Il a souvent été dit, dans les chroniques présentes sur ce site, que la Compagnie noire n'est pas de la fantasy traditionnelle, pleine de bons sentiments et de héros manichéens, prompts à saisir l'épée et à sauter dans leur armure étincelante pour sauver a) une belle princesse, b) une malheureuse licorne, c) un peuple opprimé (rayez les mentions inutiles) de méchants a) sorciers maléfiques, b) trolls velus, c) usurpateurs du trône (idem). Ce nouveau tome de la série le montre d'autant mieux qu'en apparence, il se conforme exactement au scénario classique.
Le tome 2 commence en effet lorsque les survivants de la Compagnie noire, ayant trouvé la Clef qui ouvrira la Porte d'Ombre, quittent Taglios pour se lancer à l'assaut de la plaine scintillante afin de délivrer les leurs de la stase magique dans laquelle ils ont été enfermés par Volesprit, devenue depuis lors la Protectrice de Taglios — protection incluant beaucoup de surveillance, une bonne dose de terreur et un zeste de malveillance gratuite. En apparence, donc, nous voilà bien dans un schéma classique d'heroic fantasy. Tous les ingrédients sont réunis : la méchante sorcière, les compagnons indéfectibles qui bravent les dangers pour secourir leurs camarades, les traîtres, le lieu mystérieux où tout va se jouer, les reliques sacrées, etc. Sauf que. Sauf que généralement, dans les romans d'heroic fantasy, vous ne voyagez pas encombrés de bébés, de chèvres faméliques, d'un cabot emporté en douce par l'un des sales gamins du groupe, d'une vieille femme neurasthénique et d'un sorcier de 200 ans relevant à peine d'une attaque cérébrale, sans compter quelques captifs importants et un traître que vous avez réintégré à la compagnie parce qu'il peut vous être utile. Et vous n'entretenez pas de sérieux doutes sur la santé mentale de ceux que vous allez sauver. Ni sur l'opportunité dudit sauvetage. Même si tous les ingrédients sont là, c'est donc une toute autre recette que nous concocte Glen Cook...
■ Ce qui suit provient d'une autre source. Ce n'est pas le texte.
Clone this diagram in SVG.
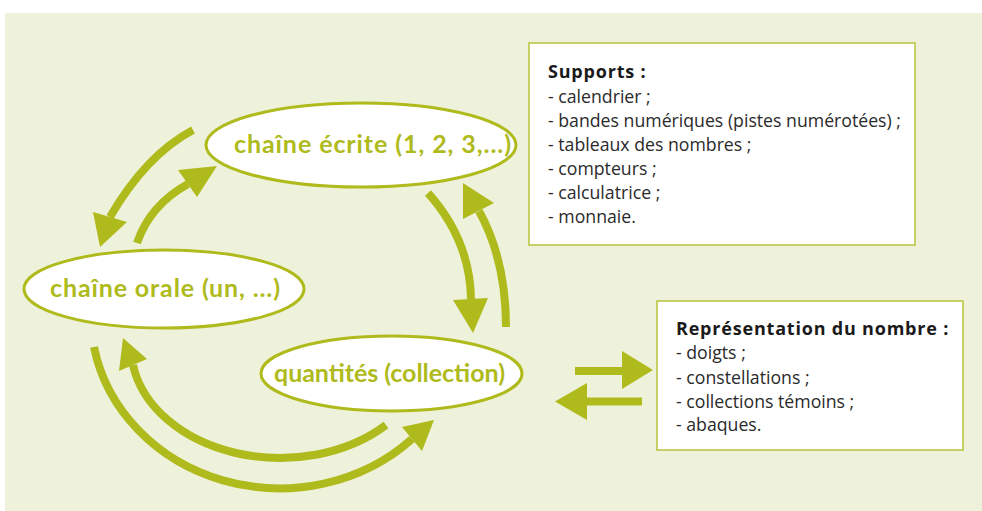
<svg xmlns="http://www.w3.org/2000/svg" width="982" height="511" viewBox="0 0 982 511">
  <style>
    .bg { fill: #eff2da; }
    .node ellipse { fill: #ffffff; stroke: #afba1c; stroke-width: 3; }
    .label { font-family: "Lato", "Open Sans", sans-serif; font-weight: bold; font-size: 25px; fill: #afba1c; text-anchor: middle; }
    .box rect { fill: #ffffff; stroke: #b8c33a; stroke-width: 1.5; }
    .box text { font-family: "Open Sans", "Noto Sans", sans-serif; font-size: 17.7px; fill: #2a2a2a; }
    .box .title { font-weight: bold; font-size: 18px; letter-spacing: 0.8px; fill: #1a1a1a; }
    .conn path { fill: none; stroke: #afba1c; stroke-width: 8; }
    .conn polygon { fill: #afba1c; }
  </style>
  <rect class="bg" x="5" y="13" width="977" height="498"/>

  <g id="connectors" class="conn">
    <!-- écrite -> orale -->
    <path d="M193,130 Q146,155 110,217"/>
    <polygon points="93,212 127,222 100,247"/>
    <!-- orale -> écrite -->
    <path d="M137,243 Q150,205 188,184"/>
    <polygon points="178,170 197,197 217,166"/>
    <!-- écrite -> quantités -->
    <path d="M428,193 Q470,240 471,299"/>
    <polygon points="453,300 488,298 473,333"/>
    <!-- quantités -> écrite -->
    <path d="M506,327 Q506,260 479,211"/>
    <polygon points="463,183 463,219 494,203"/>
    <!-- quantités -> orale (inner arc) -->
    <path d="M386,425 A149,111 0 0,1 133,365"/>
    <polygon points="123,338 119,371 147,359"/>
    <!-- orale -> quantités (outer arc) -->
    <path d="M94,347 A189,173 0 0,0 412,439"/>
    <polygon points="402,427 422,451 434,420"/>
    <!-- quantités -> représentation -->
    <path d="M575,371 H623"/>
    <polygon points="622,351 622,389 653,370"/>
    <!-- représentation -> quantités -->
    <path d="M642,401.5 H586"/>
    <polygon points="587,383 587,420 555,401.5"/>
  </g>

  <g id="chaine-ecrite" class="node">
    <ellipse cx="361" cy="145" rx="155" ry="42"/>
    <text class="label" x="372.5" y="153" textLength="277">chaîne écrite (1, 2, 3,...)</text>
  </g>

  <g id="chaine-orale" class="node">
    <ellipse cx="164" cy="289" rx="140" ry="39"/>
    <text class="label" x="165" y="297" textLength="230">chaîne orale (un, ...)</text>
  </g>

  <g id="quantites" class="node">
    <ellipse cx="391.5" cy="373.5" rx="130.5" ry="37.5"/>
    <text class="label" x="389.5" y="382" textLength="231">quantités (collection)</text>
  </g>

  <g id="supports" class="box">
    <rect x="529" y="43" width="386" height="202"/>
    <text class="title" x="548" y="78">Supports :</text>
    <text x="548" y="103">- calendrier ;</text>
    <text x="548" y="127">- bandes numériques (pistes numérotées) ;</text>
    <text x="548" y="151">- tableaux des nombres ;</text>
    <text x="548" y="175">- compteurs ;</text>
    <text x="548" y="199">- calculatrice ;</text>
    <text x="548" y="223">- monnaie.</text>
  </g>

  <g id="representation" class="box">
    <rect x="657" y="301" width="306" height="149"/>
    <text class="title" x="676" y="335">Représentation du nombre :</text>
    <text x="676" y="359">- doigts ;</text>
    <text x="676" y="384">- constellations ;</text>
    <text x="676" y="408">- collections témoins ;</text>
    <text x="676" y="431">- abaques.</text>
  </g>
</svg>
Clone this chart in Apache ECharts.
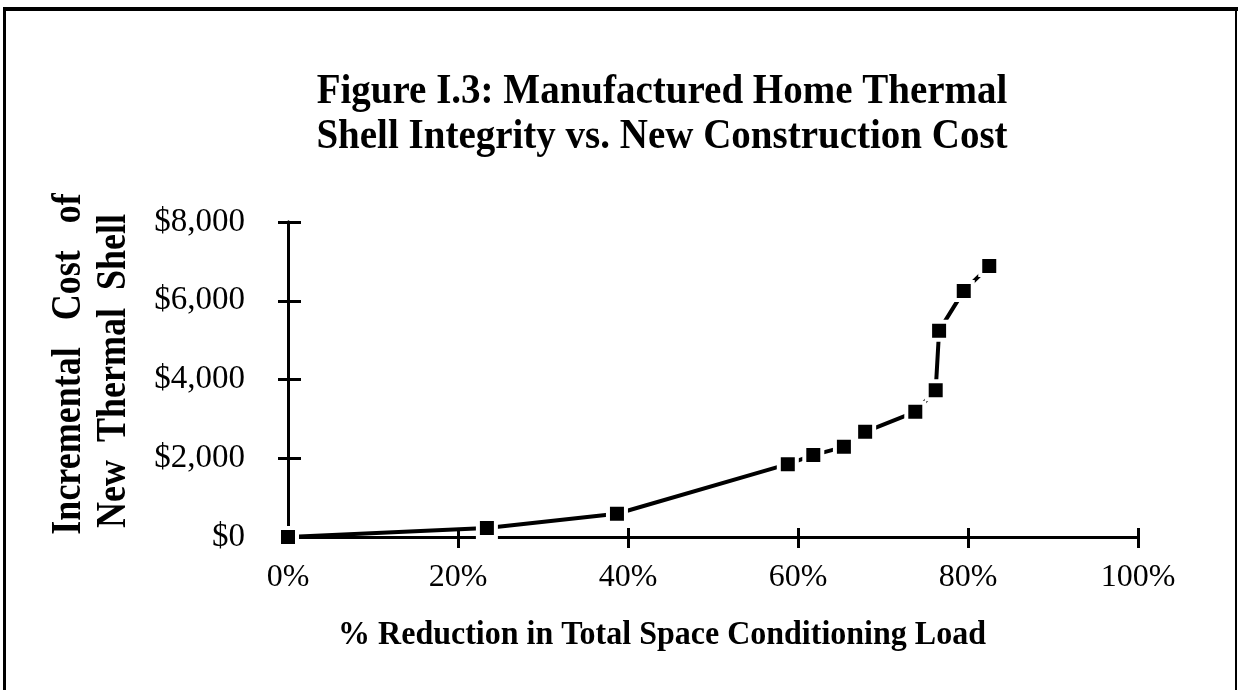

En outre, s'il est vrai que la fantasy classique se fonde le plus souvent sur la connivence culturelle avec le lecteur, tandis que la science-fiction s'efforce davantage d'enraciner ses mondes dans la logique de l'Histoire et de la science, ce tome 2 de L'eau dort transcende bien souvent la distinction entre les genres. En ce qui concerne tout d'abord la connivence, on ne peut pas dire qu'elle constitue la priorité de l'auteur. Ses références sont orientales plus qu'occidentales et, en donnant la parole à une chroniqueuse pour qui elles sont soit évidentes, soit nébuleuses, il ne nous aide pas à mieux les appréhender. Il fait tout, pourrait-on même dire, pour que nous ne risquions pas de nous endormir dans le ronronnement d'un monde familier. Les protagonistes ne comprennent pas grand-chose aux lieux qu'ils doivent traverser, et le lecteur n'a sur eux aucun avantage significatif. Mais c'est surtout dans la dimension historique que Glen Cook se montre ici le plus original. Ce roman va en effet nous expliquer (en ouvrant au moins autant de questions qu'il ne résout de problèmes) les origines des mythes et des dieux, des démons et des ombres qui ne sont peut-être après tout que des créatures d'outre-monde, ou d'ingénieuses créations de l'humanité.
Ce tome 2 est sans conteste beaucoup plus intéressant que le tome 1, car il nous permet de mieux comprendre les origines des Compagnies franches, leurs mœurs et les diverses facettes de leur spiritualité. On y voit aussi s'affirmer les personnages de Roupille et de Tobo. Toutefois, on peut garder les mêmes réserves que pour le roman précédent, une impression d'inachèvement qui ne vient pas seulement de ce que le cycle n'est pas terminé, mais d'un certain agacement devant un non-dit soigneusement cultivé. Le détachement intellectuel de Roupille face aux événements permet certes d'instiller dans la narration une ironie assez sympathique, mais elle lui donne aussi un ton un peu sec, un peu froid, qui rend difficile la participation émotionnelle au récit. Un roman très intéressant d'un point de vue intellectuel, mais dont les qualités proprement littéraires laissent parfois à désirer.